# [To do]
Reproduce the listing word for word, leaving every picture behind.

# [Source data]
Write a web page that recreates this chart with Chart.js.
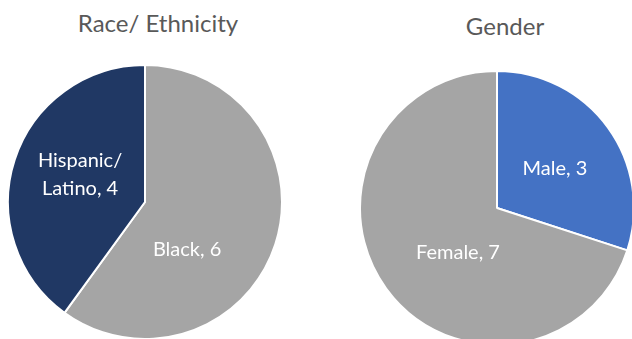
<!DOCTYPE html>
<html>
<head>
<meta charset="utf-8">
<script src="https://cdn.jsdelivr.net/npm/chart.js@4.4.0/dist/chart.umd.min.js"></script>
<style>
  html, body { margin: 0; padding: 0; background: #fff; width: 632px; height: 339px; overflow: hidden; }
  .title { position: absolute; font-family: Lato, sans-serif; font-size: 24px; color: #595959; white-space: nowrap; transform: translateX(-50%); }
  canvas { position: absolute; }
</style>
</head>
<body>
<div class="title" style="left:158px; top:8px;">Race/ Ethnicity</div>
<div class="title" style="left:505px; top:11px;">Gender</div>
<canvas id="raceChart" width="276" height="276" style="left:7px; top:64px;"></canvas>
<canvas id="genderChart" width="276" height="276" style="left:359px; top:70px;"></canvas>
<script>
const raceLabels = ["Black", "Hispanic/ Latino"];
const raceCounts = [6, 4];
const raceColors = ["#A5A5A5", "#203864"];

const genderLabels = ["Male", "Female"];
const genderCounts = [3, 7];
const genderColors = ["#4472C4", "#A5A5A5"];

// "Name, value" labels inside the slices, placed relative to the pie centre
const sliceLabels = {
  id: "sliceLabels",
  afterDatasetsDraw(chart, args, opts) {
    const ctx = chart.ctx;
    const meta = chart.getDatasetMeta(0);
    const data = chart.data.datasets[0].data;
    ctx.save();
    ctx.font = opts.font;
    ctx.fillStyle = "#fff";
    ctx.textAlign = "center";
    ctx.textBaseline = "middle";
    meta.data.forEach((arc, i) => {
      const text = chart.data.labels[i] + ", " + data[i];
      const words = text.split(" ");
      const lines = [];
      let line = "";
      words.forEach(w => {
        const next = line ? line + " " + w : w;
        if (line && ctx.measureText(next).width > opts.maxWidth) {
          lines.push(line);
          line = w;
        } else {
          line = next;
        }
      });
      lines.push(line);
      const r = arc.outerRadius;
      const x = arc.x + opts.offsets[i][0] * r;
      const y = arc.y + opts.offsets[i][1] * r;
      const top = y - (lines.length - 1) * opts.lineHeight / 2;
      lines.forEach((l, j) => ctx.fillText(l, x, top + j * opts.lineHeight));
    });
    ctx.restore();
  }
};

function makePie(id, labels, counts, colors, offsets) {
  return new Chart(document.getElementById(id), {
    type: "pie",
    data: {
      labels: labels,
      datasets: [{
        data: counts,
        backgroundColor: colors,
        borderColor: "#fff",
        borderWidth: 2,
        hoverOffset: 0
      }]
    },
    options: {
      responsive: false,
      animation: false,
      events: [],
      plugins: {
        legend: { display: false },
        tooltip: { enabled: false },
        sliceLabels: {
          font: "20px Lato, sans-serif",
          maxWidth: 110,
          lineHeight: 28,
          offsets: offsets
        }
      }
    },
    plugins: [sliceLabels]
  });
}

makePie("raceChart", raceLabels, raceCounts, raceColors, [[0.307, 0.350], [-0.474, -0.204]]);
makePie("genderChart", genderLabels, genderCounts, genderColors, [[0.423, -0.285], [-0.285, 0.328]]);
</script>
</body>
</html>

# [Task output]
Write a web page that recreates this chart with Chart.js.
<!DOCTYPE html>
<html>
<head>
<meta charset="utf-8">
<script src="https://cdn.jsdelivr.net/npm/chart.js@4.4.0/dist/chart.umd.min.js"></script>
<style>
  html, body { margin: 0; padding: 0; background: #fff; width: 632px; height: 339px; overflow: hidden; }
  .title { position: absolute; font-family: Lato, sans-serif; font-size: 24px; color: #595959; white-space: nowrap; transform: translateX(-50%); }
  canvas { position: absolute; }
</style>
</head>
<body>
<div class="title" style="left:158px; top:8px;">Race/ Ethnicity</div>
<div class="title" style="left:505px; top:11px;">Gender</div>
<canvas id="raceChart" width="276" height="276" style="left:7px; top:64px;"></canvas>
<canvas id="genderChart" width="276" height="276" style="left:359px; top:70px;"></canvas>
<script>
const raceLabels = ["Black", "Hispanic/ Latino"];
const raceCounts = [6, 4];
const raceColors = ["#A5A5A5", "#203864"];

const genderLabels = ["Male", "Female"];
const genderCounts = [3, 7];
const genderColors = ["#4472C4", "#A5A5A5"];

// "Name, value" labels inside the slices, placed relative to the pie centre
const sliceLabels = {
  id: "sliceLabels",
  afterDatasetsDraw(chart, args, opts) {
    const ctx = chart.ctx;
    const meta = chart.getDatasetMeta(0);
    const data = chart.data.datasets[0].data;
    ctx.save();
    ctx.font = opts.font;
    ctx.fillStyle = "#fff";
    ctx.textAlign = "center";
    ctx.textBaseline = "middle";
    meta.data.forEach((arc, i) => {
      const text = chart.data.labels[i] + ", " + data[i];
      const words = text.split(" ");
      const lines = [];
      let line = "";
      words.forEach(w => {
        const next = line ? line + " " + w : w;
        if (line && ctx.measureText(next).width > opts.maxWidth) {
          lines.push(line);
          line = w;
        } else {
          line = next;
        }
      });
      lines.push(line);
      const r = arc.outerRadius;
      const x = arc.x + opts.offsets[i][0] * r;
      const y = arc.y + opts.offsets[i][1] * r;
      const top = y - (lines.length - 1) * opts.lineHeight / 2;
      lines.forEach((l, j) => ctx.fillText(l, x, top + j * opts.lineHeight));
    });
    ctx.restore();
  }
};

function makePie(id, labels, counts, colors, offsets) {
  return new Chart(document.getElementById(id), {
    type: "pie",
    data: {
      labels: labels,
      datasets: [{
        data: counts,
        backgroundColor: colors,
        borderColor: "#fff",
        borderWidth: 2,
        hoverOffset: 0
      }]
    },
    options: {
      responsive: false,
      animation: false,
      events: [],
      plugins: {
        legend: { display: false },
        tooltip: { enabled: false },
        sliceLabels: {
          font: "20px Lato, sans-serif",
          maxWidth: 110,
          lineHeight: 28,
          offsets: offsets
        }
      }
    },
    plugins: [sliceLabels]
  });
}

makePie("raceChart", raceLabels, raceCounts, raceColors, [[0.307, 0.350], [-0.474, -0.204]]);
makePie("genderChart", genderLabels, genderCounts, genderColors, [[0.423, -0.285], [-0.285, 0.328]]);
</script>
</body>
</html>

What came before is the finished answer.